5 Tiny Habits With Outsized Impact

You don’t need a life overhaul. You need five small things done consistently.

Small Doesn’t Mean Insignificant

There’s a reason most self-improvement attempts fail: they ask too much, too soon. New gym membership. Complete diet change. Full morning routine from day one.

The irony is that the habits most likely to actually change your life are almost embarrassingly small. Not because small things are easier to stick to (though they are), but because small habits create the identity shift that makes bigger changes possible later.

Here are five that punch well above their weight.

The 5 Habits

1. Drink a glass of water before coffee

Before you reach for caffeine, drink a full glass of water. That’s it.

After 7–8 hours of sleep your body is mildly dehydrated, and even mild dehydration is enough to affect concentration and mood. Caffeine on an empty, dehydrated system also spikes cortisol harder than it needs to. This one swap — water first, coffee second — is one of those small daily habits for energy that takes zero willpower once it’s automatic.

2. Leave your phone outside the bedroom

Not on silent. Not face-down. Outside the room entirely.

The Sleep Research Society has published extensively on how proximity to smartphones disrupts sleep architecture, even when the phone isn’t actively being used. Out of sight genuinely means out of mind — and better sleep is probably the highest-leverage health change most people can make without spending a single dollar.

Buy a cheap alarm clock. Remove the excuse.

3. Take a 10-minute walk after lunch

Not for fitness. Not to hit a step count. Just to walk.

A Stanford University study found that walking — even on a treadmill facing a blank wall — boosted creative output by an average of 81% compared to sitting. The post-lunch walk has also been shown to blunt the blood sugar spike that causes that familiar 2pm energy crash. Two problems solved in ten minutes.

4. Write down three things before you close your laptop

At the end of your workday, before you shut everything down, write three things: one thing you finished, one thing you’re carrying into tomorrow, and one thing that can be deleted from your list entirely.

This habit takes under two minutes and does something that no productivity app can fully replicate — it gives your brain a clean handoff from work mode to personal time. People who struggle to mentally switch off after work often find this single ritual more effective than any formal wind-down routine.

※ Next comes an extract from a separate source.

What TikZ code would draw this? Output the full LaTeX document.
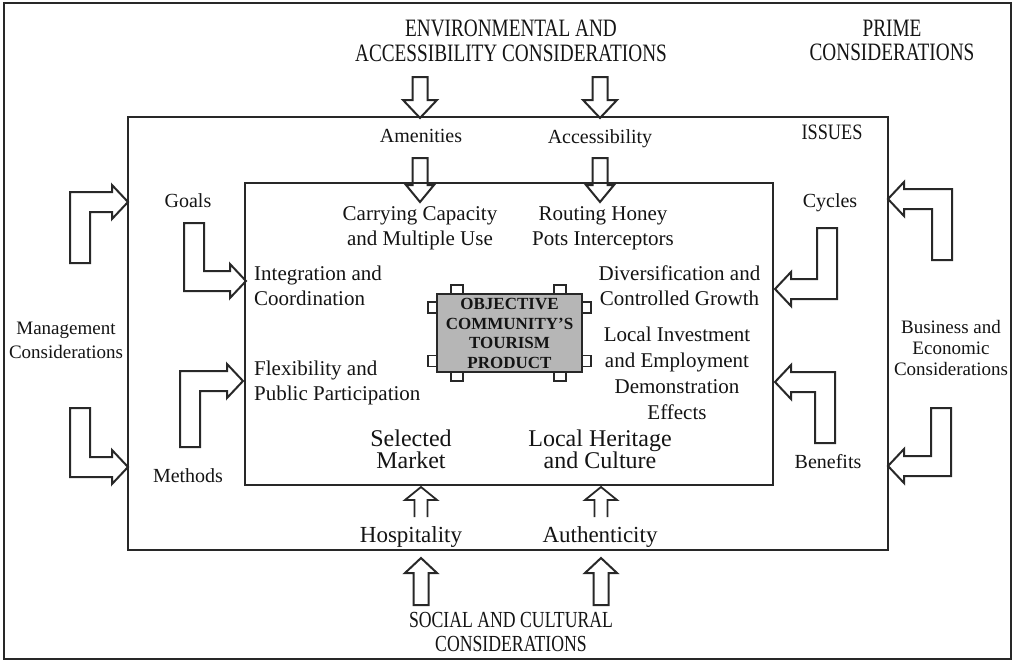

5. Respond to one message you’ve been avoiding

Not all of them. Just one.

Everyone has a small pile of messages, emails, or conversations they’ve been quietly dreading. Each one sits in the back of your mind consuming low-level mental energy. Responding to just one per day — even imperfectly — shrinks that pile and eliminates a surprising amount of background anxiety over time.

Why These Five Specifically

None of these habits require motivation, equipment, a specific time of day, or a personality type that enjoys discipline. They fit around real life rather than demanding you reshape your life around them.

That’s the whole point. Habits that survive bad weeks are worth more than habits that only work during good ones.

The Only Rule

Pick one. Not all five. Just the one that feels most relevant to where you are right now, and do it every day for two weeks before adding another.

Trying to install all five at once is how you end up back where you started.